* START *

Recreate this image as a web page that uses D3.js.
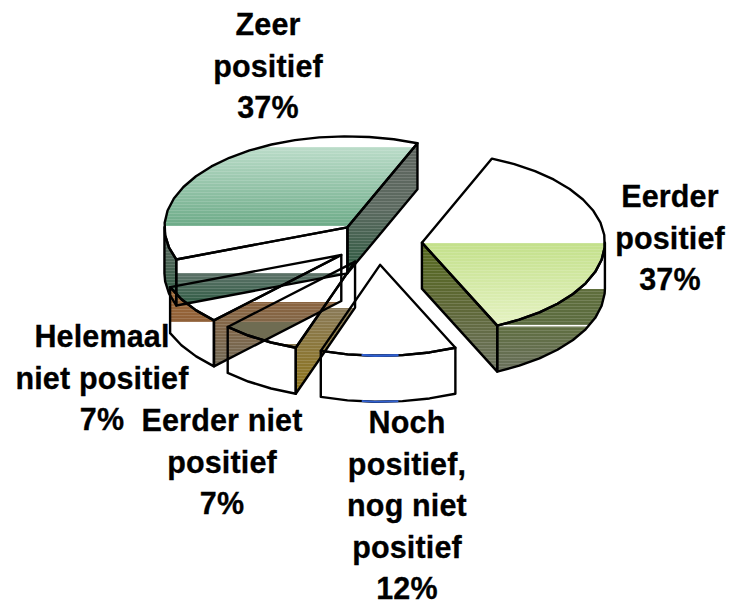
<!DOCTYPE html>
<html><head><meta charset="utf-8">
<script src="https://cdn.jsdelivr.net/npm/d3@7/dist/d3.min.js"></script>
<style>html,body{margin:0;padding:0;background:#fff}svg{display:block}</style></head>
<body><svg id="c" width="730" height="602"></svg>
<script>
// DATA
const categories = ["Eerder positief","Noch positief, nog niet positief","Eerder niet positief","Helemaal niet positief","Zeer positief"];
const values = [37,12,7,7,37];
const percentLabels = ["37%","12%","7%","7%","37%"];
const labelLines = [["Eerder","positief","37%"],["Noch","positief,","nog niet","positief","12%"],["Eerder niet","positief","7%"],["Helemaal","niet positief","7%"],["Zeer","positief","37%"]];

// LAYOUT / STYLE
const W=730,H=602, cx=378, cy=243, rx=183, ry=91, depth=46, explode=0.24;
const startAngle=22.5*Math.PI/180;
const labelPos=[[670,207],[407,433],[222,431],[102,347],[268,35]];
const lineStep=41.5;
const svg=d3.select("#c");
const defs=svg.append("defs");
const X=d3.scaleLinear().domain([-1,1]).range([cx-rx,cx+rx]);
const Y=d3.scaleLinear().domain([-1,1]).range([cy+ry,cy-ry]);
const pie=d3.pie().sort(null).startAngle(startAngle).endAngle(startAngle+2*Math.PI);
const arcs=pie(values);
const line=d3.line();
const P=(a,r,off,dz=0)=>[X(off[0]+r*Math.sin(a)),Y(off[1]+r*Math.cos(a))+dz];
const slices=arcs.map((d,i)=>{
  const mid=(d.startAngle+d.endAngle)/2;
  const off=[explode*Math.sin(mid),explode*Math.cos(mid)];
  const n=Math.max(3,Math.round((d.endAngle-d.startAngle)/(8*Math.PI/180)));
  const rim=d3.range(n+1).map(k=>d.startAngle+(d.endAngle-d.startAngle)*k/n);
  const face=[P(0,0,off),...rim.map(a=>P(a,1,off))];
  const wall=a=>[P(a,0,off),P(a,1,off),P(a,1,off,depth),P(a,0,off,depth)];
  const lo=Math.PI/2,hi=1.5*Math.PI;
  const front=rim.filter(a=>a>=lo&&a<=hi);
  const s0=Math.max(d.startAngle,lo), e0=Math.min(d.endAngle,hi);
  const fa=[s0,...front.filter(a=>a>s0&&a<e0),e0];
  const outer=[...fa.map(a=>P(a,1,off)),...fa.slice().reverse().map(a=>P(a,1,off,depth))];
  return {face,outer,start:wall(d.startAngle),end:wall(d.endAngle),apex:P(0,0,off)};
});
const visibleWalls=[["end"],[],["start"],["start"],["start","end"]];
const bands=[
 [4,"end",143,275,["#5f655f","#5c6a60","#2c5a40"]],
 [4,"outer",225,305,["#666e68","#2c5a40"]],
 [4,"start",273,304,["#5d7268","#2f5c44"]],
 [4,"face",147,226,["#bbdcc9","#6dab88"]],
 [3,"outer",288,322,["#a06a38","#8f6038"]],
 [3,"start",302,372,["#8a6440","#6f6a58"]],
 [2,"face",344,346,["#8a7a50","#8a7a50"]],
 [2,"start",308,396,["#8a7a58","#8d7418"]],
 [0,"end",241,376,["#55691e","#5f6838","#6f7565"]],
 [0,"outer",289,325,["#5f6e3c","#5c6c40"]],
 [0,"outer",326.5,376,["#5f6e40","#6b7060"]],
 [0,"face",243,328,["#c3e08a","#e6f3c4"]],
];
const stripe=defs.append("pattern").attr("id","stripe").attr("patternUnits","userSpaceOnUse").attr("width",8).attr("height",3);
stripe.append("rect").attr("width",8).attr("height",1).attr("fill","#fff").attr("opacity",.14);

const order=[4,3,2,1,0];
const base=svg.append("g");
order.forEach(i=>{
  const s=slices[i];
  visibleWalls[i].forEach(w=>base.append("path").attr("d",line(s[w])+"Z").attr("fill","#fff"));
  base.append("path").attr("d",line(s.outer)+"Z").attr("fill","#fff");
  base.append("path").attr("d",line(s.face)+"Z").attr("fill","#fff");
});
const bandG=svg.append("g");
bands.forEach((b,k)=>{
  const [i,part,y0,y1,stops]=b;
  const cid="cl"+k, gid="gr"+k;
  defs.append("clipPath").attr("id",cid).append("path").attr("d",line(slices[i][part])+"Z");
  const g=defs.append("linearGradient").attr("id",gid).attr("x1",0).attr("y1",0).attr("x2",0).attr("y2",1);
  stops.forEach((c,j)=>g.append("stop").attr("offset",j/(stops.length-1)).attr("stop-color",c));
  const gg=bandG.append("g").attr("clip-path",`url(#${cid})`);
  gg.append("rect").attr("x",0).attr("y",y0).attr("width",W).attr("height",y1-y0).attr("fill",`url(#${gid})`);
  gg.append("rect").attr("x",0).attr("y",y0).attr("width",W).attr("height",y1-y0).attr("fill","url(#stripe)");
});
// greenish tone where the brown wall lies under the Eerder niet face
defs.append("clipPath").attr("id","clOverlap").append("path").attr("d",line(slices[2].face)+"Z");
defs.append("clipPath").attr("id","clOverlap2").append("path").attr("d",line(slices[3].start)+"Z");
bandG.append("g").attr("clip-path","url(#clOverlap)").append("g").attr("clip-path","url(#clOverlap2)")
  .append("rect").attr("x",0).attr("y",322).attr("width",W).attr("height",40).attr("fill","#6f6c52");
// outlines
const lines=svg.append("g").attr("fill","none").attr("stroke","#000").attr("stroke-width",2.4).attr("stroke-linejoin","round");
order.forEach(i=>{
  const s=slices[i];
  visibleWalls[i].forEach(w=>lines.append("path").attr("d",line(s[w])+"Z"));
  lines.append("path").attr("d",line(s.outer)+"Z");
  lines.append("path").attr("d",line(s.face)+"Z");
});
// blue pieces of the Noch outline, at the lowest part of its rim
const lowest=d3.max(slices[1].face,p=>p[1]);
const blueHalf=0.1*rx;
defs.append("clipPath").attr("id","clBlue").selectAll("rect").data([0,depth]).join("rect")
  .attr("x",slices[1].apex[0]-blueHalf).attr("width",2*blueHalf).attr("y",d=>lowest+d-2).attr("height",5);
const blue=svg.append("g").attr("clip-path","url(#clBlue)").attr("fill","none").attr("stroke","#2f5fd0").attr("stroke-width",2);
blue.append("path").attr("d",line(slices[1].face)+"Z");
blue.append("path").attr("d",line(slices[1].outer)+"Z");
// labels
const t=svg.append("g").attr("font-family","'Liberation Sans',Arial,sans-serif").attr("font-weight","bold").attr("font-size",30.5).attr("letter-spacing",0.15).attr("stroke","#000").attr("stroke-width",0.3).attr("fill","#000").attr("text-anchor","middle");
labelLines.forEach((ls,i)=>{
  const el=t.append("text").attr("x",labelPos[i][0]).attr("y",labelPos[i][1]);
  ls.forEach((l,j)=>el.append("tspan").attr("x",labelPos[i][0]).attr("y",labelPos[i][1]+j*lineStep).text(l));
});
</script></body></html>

* END *

- SHORT TASK -
Would you return the data exactly as written, without the pictures?

- ANSWER -
Recreate this image as a web page that uses D3.js.
<!DOCTYPE html>
<html><head><meta charset="utf-8">
<script src="https://cdn.jsdelivr.net/npm/d3@7/dist/d3.min.js"></script>
<style>html,body{margin:0;padding:0;background:#fff}svg{display:block}</style></head>
<body><svg id="c" width="730" height="602"></svg>
<script>
// DATA
const categories = ["Eerder positief","Noch positief, nog niet positief","Eerder niet positief","Helemaal niet positief","Zeer positief"];
const values = [37,12,7,7,37];
const percentLabels = ["37%","12%","7%","7%","37%"];
const labelLines = [["Eerder","positief","37%"],["Noch","positief,","nog niet","positief","12%"],["Eerder niet","positief","7%"],["Helemaal","niet positief","7%"],["Zeer","positief","37%"]];

// LAYOUT / STYLE
const W=730,H=602, cx=378, cy=243, rx=183, ry=91, depth=46, explode=0.24;
const startAngle=22.5*Math.PI/180;
const labelPos=[[670,207],[407,433],[222,431],[102,347],[268,35]];
const lineStep=41.5;
const svg=d3.select("#c");
const defs=svg.append("defs");
const X=d3.scaleLinear().domain([-1,1]).range([cx-rx,cx+rx]);
const Y=d3.scaleLinear().domain([-1,1]).range([cy+ry,cy-ry]);
const pie=d3.pie().sort(null).startAngle(startAngle).endAngle(startAngle+2*Math.PI);
const arcs=pie(values);
const line=d3.line();
const P=(a,r,off,dz=0)=>[X(off[0]+r*Math.sin(a)),Y(off[1]+r*Math.cos(a))+dz];
const slices=arcs.map((d,i)=>{
  const mid=(d.startAngle+d.endAngle)/2;
  const off=[explode*Math.sin(mid),explode*Math.cos(mid)];
  const n=Math.max(3,Math.round((d.endAngle-d.startAngle)/(8*Math.PI/180)));
  const rim=d3.range(n+1).map(k=>d.startAngle+(d.endAngle-d.startAngle)*k/n);
  const face=[P(0,0,off),...rim.map(a=>P(a,1,off))];
  const wall=a=>[P(a,0,off),P(a,1,off),P(a,1,off,depth),P(a,0,off,depth)];
  const lo=Math.PI/2,hi=1.5*Math.PI;
  const front=rim.filter(a=>a>=lo&&a<=hi);
  const s0=Math.max(d.startAngle,lo), e0=Math.min(d.endAngle,hi);
  const fa=[s0,...front.filter(a=>a>s0&&a<e0),e0];
  const outer=[...fa.map(a=>P(a,1,off)),...fa.slice().reverse().map(a=>P(a,1,off,depth))];
  return {face,outer,start:wall(d.startAngle),end:wall(d.endAngle),apex:P(0,0,off)};
});
const visibleWalls=[["end"],[],["start"],["start"],["start","end"]];
const bands=[
 [4,"end",143,275,["#5f655f","#5c6a60","#2c5a40"]],
 [4,"outer",225,305,["#666e68","#2c5a40"]],
 [4,"start",273,304,["#5d7268","#2f5c44"]],
 [4,"face",147,226,["#bbdcc9","#6dab88"]],
 [3,"outer",288,322,["#a06a38","#8f6038"]],
 [3,"start",302,372,["#8a6440","#6f6a58"]],
 [2,"face",344,346,["#8a7a50","#8a7a50"]],
 [2,"start",308,396,["#8a7a58","#8d7418"]],
 [0,"end",241,376,["#55691e","#5f6838","#6f7565"]],
 [0,"outer",289,325,["#5f6e3c","#5c6c40"]],
 [0,"outer",326.5,376,["#5f6e40","#6b7060"]],
 [0,"face",243,328,["#c3e08a","#e6f3c4"]],
];
const stripe=defs.append("pattern").attr("id","stripe").attr("patternUnits","userSpaceOnUse").attr("width",8).attr("height",3);
stripe.append("rect").attr("width",8).attr("height",1).attr("fill","#fff").attr("opacity",.14);

const order=[4,3,2,1,0];
const base=svg.append("g");
order.forEach(i=>{
  const s=slices[i];
  visibleWalls[i].forEach(w=>base.append("path").attr("d",line(s[w])+"Z").attr("fill","#fff"));
  base.append("path").attr("d",line(s.outer)+"Z").attr("fill","#fff");
  base.append("path").attr("d",line(s.face)+"Z").attr("fill","#fff");
});
const bandG=svg.append("g");
bands.forEach((b,k)=>{
  const [i,part,y0,y1,stops]=b;
  const cid="cl"+k, gid="gr"+k;
  defs.append("clipPath").attr("id",cid).append("path").attr("d",line(slices[i][part])+"Z");
  const g=defs.append("linearGradient").attr("id",gid).attr("x1",0).attr("y1",0).attr("x2",0).attr("y2",1);
  stops.forEach((c,j)=>g.append("stop").attr("offset",j/(stops.length-1)).attr("stop-color",c));
  const gg=bandG.append("g").attr("clip-path",`url(#${cid})`);
  gg.append("rect").attr("x",0).attr("y",y0).attr("width",W).attr("height",y1-y0).attr("fill",`url(#${gid})`);
  gg.append("rect").attr("x",0).attr("y",y0).attr("width",W).attr("height",y1-y0).attr("fill","url(#stripe)");
});
// greenish tone where the brown wall lies under the Eerder niet face
defs.append("clipPath").attr("id","clOverlap").append("path").attr("d",line(slices[2].face)+"Z");
defs.append("clipPath").attr("id","clOverlap2").append("path").attr("d",line(slices[3].start)+"Z");
bandG.append("g").attr("clip-path","url(#clOverlap)").append("g").attr("clip-path","url(#clOverlap2)")
  .append("rect").attr("x",0).attr("y",322).attr("width",W).attr("height",40).attr("fill","#6f6c52");
// outlines
const lines=svg.append("g").attr("fill","none").attr("stroke","#000").attr("stroke-width",2.4).attr("stroke-linejoin","round");
order.forEach(i=>{
  const s=slices[i];
  visibleWalls[i].forEach(w=>lines.append("path").attr("d",line(s[w])+"Z"));
  lines.append("path").attr("d",line(s.outer)+"Z");
  lines.append("path").attr("d",line(s.face)+"Z");
});
// blue pieces of the Noch outline, at the lowest part of its rim
const lowest=d3.max(slices[1].face,p=>p[1]);
const blueHalf=0.1*rx;
defs.append("clipPath").attr("id","clBlue").selectAll("rect").data([0,depth]).join("rect")
  .attr("x",slices[1].apex[0]-blueHalf).attr("width",2*blueHalf).attr("y",d=>lowest+d-2).attr("height",5);
const blue=svg.append("g").attr("clip-path","url(#clBlue)").attr("fill","none").attr("stroke","#2f5fd0").attr("stroke-width",2);
blue.append("path").attr("d",line(slices[1].face)+"Z");
blue.append("path").attr("d",line(slices[1].outer)+"Z");
// labels
const t=svg.append("g").attr("font-family","'Liberation Sans',Arial,sans-serif").attr("font-weight","bold").attr("font-size",30.5).attr("letter-spacing",0.15).attr("stroke","#000").attr("stroke-width",0.3).attr("fill","#000").attr("text-anchor","middle");
labelLines.forEach((ls,i)=>{
  const el=t.append("text").attr("x",labelPos[i][0]).attr("y",labelPos[i][1]);
  ls.forEach((l,j)=>el.append("tspan").attr("x",labelPos[i][0]).attr("y",labelPos[i][1]+j*lineStep).text(l));
});
</script></body></html>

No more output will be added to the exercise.